Logo na noite após a alta, comecei a sentir dores muito fortes nas costas, na zona dos rins e deixei de urinar. Na manhã seguinte, voltámos à maternidade à procura do meu obstetra. Quando ouviu as minhas queixas, encaminhou-me imediatamente para o serviço de Nefrologia do Hospital Curry Cabral. Comecei a fazer hemodiálise: foi uma descida abrupta ao fundo dos infernos.
Tive uma equipa de médicos fantástica, muito empenhada em me salvar a vida e muito interessada em aprender o máximo com o meu caso clínico. Há 23 anos não se sabia muito do que se sabe hoje.
Tive o meu 1.º encontro sério com a morte. Só eu não percebia, apesar de me sentir tão mal. A família, mesmo aqueles que raramente via, passou toda pelo hospital para me verem. Era a despedida. Contudo, ainda não tinha chegado a minha hora.
Pelo que percebi, alguém se lembrou de que os meus rins podiam não estar doentes e que podia ter trombos nos ureteres a entupi-los. Mais um dia, após não sei quantos de imobilidade numa cama de hospital. Numa manhã de milagre para mim, levaram-me para uma sala, e - não vou falar do sofrimento - e livraram-me dos trombos. Quando voltei à minha cama da Nefrologia, os rins desataram a funcionar como uns loucos e era só esvaziar os sacos de urina: 5 litros por dia. Nunca mais me hei-de esquecer da alegria do meu marido, dos meus pais, da minha irmã e dos médicos. Para não me porem a soro, tinha de beber 5 litros de água por dia. Não sei quantos dias durou isto.

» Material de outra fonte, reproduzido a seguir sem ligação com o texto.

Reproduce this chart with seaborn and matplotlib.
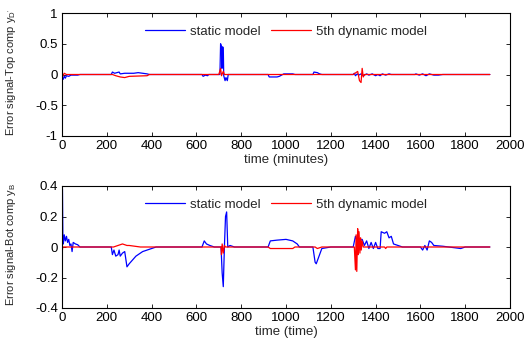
import numpy as np
import pandas as pd
import matplotlib
matplotlib.use("Agg")
import matplotlib.pyplot as plt
import seaborn as sns

# ---- data ----
top_static_t = [0, 2, 5, 10, 15, 20, 30, 40, 70, 80, 220, 225, 235, 245, 255, 260, 280, 320, 340, 380, 390,
                625, 630, 640, 650, 655, 705, 708, 712, 714, 716, 720, 722, 728, 732, 738, 742,
                920, 925, 960, 970, 990, 1030, 1040, 1120, 1125, 1140, 1150, 1160,
                1300, 1305, 1310, 1318, 1325, 1335, 1345, 1360, 1370, 1385, 1400, 1410, 1420, 1430, 1445, 1460, 1470,
                1575, 1580, 1595, 1610, 1625, 1640, 1660, 1680, 1700, 1910]
top_static_v = [0, -0.05, -0.08, -0.03, -0.06, -0.02, -0.03, -0.01, -0.01, 0, 0, 0.04, 0.02, 0.03, 0.04, 0.01, 0.02, 0.02, 0.03, 0.01, 0,
                0, -0.03, -0.01, -0.02, 0, 0, 0.5, 0.45, 0.1, 0.45, 0.44, -0.02, -0.1, -0.05, -0.1, 0,
                0, -0.04, -0.04, -0.03, 0.01, 0.01, 0, 0, 0.04, 0.03, 0.01, 0,
                0, 0.02, -0.02, 0.01, -0.01, 0.01, -0.02, 0.01, -0.01, 0.01, -0.02, 0.0, -0.02, 0.01, -0.01, 0.01, 0,
                0, 0.01, -0.01, 0.01, -0.02, 0.01, -0.01, -0.01, 0, 0]

top_dyn_t = [0, 3, 10, 20, 225, 240, 260, 280, 300, 380, 390, 700, 708, 712, 720, 725,
             1300, 1320, 1328, 1335, 1340, 1345, 1350, 1910]
top_dyn_v = [0.08, -0.03, 0.02, 0, 0, -0.02, -0.04, -0.05, -0.03, -0.02, 0, 0, 0.1, -0.02, 0.05, 0,
             0, 0.05, -0.1, -0.13, 0.1, -0.04, 0, 0]

bot_static_t = [0, 2, 4, 6, 10, 15, 20, 25, 30, 35, 40, 45, 50, 60, 70, 80,
                220, 225, 232, 240, 250, 255, 260, 270, 280, 290, 300, 330, 360, 380, 400, 420,
                625, 635, 645, 660, 680, 710, 715, 720, 725, 730, 735, 740, 750, 770,
                920, 930, 960, 1000, 1030, 1050, 1060, 1120, 1130, 1135, 1145, 1160, 1200,
                1300, 1310, 1315, 1320, 1330, 1340, 1350, 1360, 1370, 1380, 1390, 1400, 1410, 1420, 1425, 1440, 1450,
                1460, 1470, 1480, 1500, 1520, 1600, 1610, 1620, 1630, 1640, 1650, 1660, 1700, 1780, 1800, 1910]
bot_static_v = [0.38, 0.38, 0.05, 0.02, 0.08, 0.04, 0.07, 0.03, 0.05, 0.01, 0.02, -0.03, 0.03, 0.02, 0.015, 0,
                0, -0.05, -0.02, -0.06, -0.05, -0.02, -0.06, -0.04, -0.03, -0.13, -0.11, -0.06, -0.03, -0.02, -0.01, 0,
                0, 0.04, 0.02, 0.01, 0, 0, -0.17, -0.26, 0, 0.2, 0.23, 0.0, 0.01, 0,
                0, 0.04, 0.045, 0.05, 0.04, 0.02, 0, 0, -0.1, -0.11, -0.07, -0.01, 0,
                0, 0.07, 0.05, -0.05, 0.04, 0.05, 0.01, 0.04, -0.01, 0.03, -0.01, 0.03, -0.01, -0.01, 0.1, 0.09, 0.1,
                0.06, 0.07, 0.02, 0.01, 0, 0, -0.02, 0.01, -0.02, 0.04, 0.03, 0.01, 0.005, -0.01, 0, 0]

bot_dyn_t = [0, 3, 230, 250, 270, 290, 300, 350, 710, 712, 715, 720, 725, 730,
             920, 930, 1030, 1040, 1130, 1140, 1160,
             1305, 1310, 1313, 1316, 1320, 1323, 1326, 1330, 1333, 1336, 1340, 1345, 1440, 1445, 1450, 1910]
bot_dyn_v = [-0.05, 0, 0, 0.01, 0.02, 0.01, 0.01, 0, 0, -0.05, 0.02, -0.04, 0.01, 0,
             0, -0.01, -0.01, 0, 0, -0.01, 0,
             0, -0.15, 0.08, -0.16, 0.12, -0.05, 0.1, -0.04, 0.06, -0.02, 0.04, 0, 0, -0.01, 0, 0]

series_labels = ["static model", "5th dynamic model"]
xticks = [0, 200, 400, 600, 800, 1000, 1200, 1400, 1600, 1800, 2000]

sns.set_theme(style="white")
plt.rcParams["font.family"] = ["Liberation Sans", "DejaVu Sans"]
plt.rcParams["mathtext.fontset"] = "custom"
plt.rcParams["mathtext.rm"] = "Liberation Sans"
plt.rcParams["mathtext.it"] = "Liberation Sans"

FS = 9.5
YFS = 8

fig = plt.figure(figsize=(5.27, 3.39), dpi=100)
fig.patch.set_facecolor("white")
ax1 = fig.add_axes([62/527, 1-136/339, 448/527, 123/339])
ax2 = fig.add_axes([62/527, 1-308/339, 448/527, 122/339])

def draw(ax, ts, vs, td, vd):
    d1 = pd.DataFrame({"t": ts, "v": vs})
    d2 = pd.DataFrame({"t": td, "v": vd})
    sns.lineplot(data=d1, x="t", y="v", ax=ax, color="#0000ff", lw=0.9, sort=False,
                 estimator=None, label=series_labels[0])
    sns.lineplot(data=d2, x="t", y="v", ax=ax, color="#ff0000", lw=0.9, sort=False,
                 estimator=None, label=series_labels[1])
    ax.set_xlim(0, 2000)
    ax.set_xticks(xticks)
    for s in ax.spines.values():
        s.set_color("black")
        s.set_linewidth(0.8)
    ax.tick_params(direction="in", length=3, width=0.6, top=True, right=True,
                   bottom=True, left=True, labelsize=FS, colors="black", pad=3)
    ax.legend(loc="upper center", bbox_to_anchor=(0.5, 0.96), ncol=2, frameon=False,
              fontsize=FS, handlelength=3.0, columnspacing=0.8, handletextpad=0.4,
              borderaxespad=0.2)

draw(ax1, top_static_t, top_static_v, top_dyn_t, top_dyn_v)
ax1.set_ylim(-1, 1)
ax1.set_yticks([-1, -0.5, 0, 0.5, 1])
ax1.set_yticklabels(["-1", "-0.5", "0", "0.5", "1"])
ax1.set_xlabel("time (minutes)", fontsize=FS, labelpad=1)
ax1.set_ylabel("Error signal-Top comp y$_{D'}$", fontsize=YFS)

draw(ax2, bot_static_t, bot_static_v, bot_dyn_t, bot_dyn_v)
ax2.set_ylim(-0.4, 0.4)
ax2.set_yticks([-0.4, -0.2, 0, 0.2, 0.4])
ax2.set_yticklabels(["-0.4", "-0.2", "0", "0.2", "0.4"])
ax2.set_xlabel("time (time)", fontsize=FS, labelpad=1)
ax2.set_ylabel("Error signal-Bot comp y$_{B}$", fontsize=YFS)
ax1.yaxis.set_label_coords(-0.098, 0.52)
ax2.yaxis.set_label_coords(-0.098, 0.52)

fig.savefig("out.png", dpi=100, facecolor="white")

Entretanto, livre do pesadelo da hemodiálise, entenderam os médicos que eu estava a melhorar. Todos os dias aparecia um médico, professor de medicina, com os seus alunos, para, com a minha autorização, me questionarem e tentarem chegar ao diagnóstico. Lupus para cá, lupus para lá, mas não havia consenso entre a equipa médica da Nefrologia.
Chegou o dia da alta, mas eu sentia-me doente. Lembro-me que o regresso a casa foi um misto de alívio e desapontamento, porque eu sentia-me tão estranha... cansada...
Não fiquei muitos dias em casa. Era tempo das festas dos santos populares. Saí uma noite com o meu marido, para respirar o ambiente alegre e, nessa mesma noite ele teve que me levar de novo para o hospital porque o meu corpo estava cheio de petéquias. Tive púrpura trombocitopénica ( as plaquetas ficaram muito baixas, cada pinta vermelha era um ponto hemorrágico). Seguiu-se um longo internamento de meses, com muita cortisona, transfusões de plaquetas, muitas lágrimas, muitos exames médicos, muitas dúvidas e um diagnóstico: lupus eritematoso disseminado. Credo, que é isso? Insuflei, insuflei, até ficar com um rosto irreconhecível, de tanta cortisona. Fiquei sem cabelo, enfim... Biópsias, punções lombares, picadelas aqui, picadelas ali... Não vou entrar em mais detalhes.
Apenas quero acrescentar que fiquei no pavilhão E de Medicina Interna do Curry Cabral , que era como uma enorme camarata onde havia muitas desgraças e pouquíssimas condições.
Para compensar, eram fantásticos os médicos bem como quase todas as enfermeiras e algumas das senhoras auxiliares. Estou muito grata a todos os que me trataram com total dedicação e carinho. Recordarei para sempre com muita gratidão a Dra. Fernanda Correia, a médica responsável por mim.
Por hoje chega. Estou viva. Força para todos!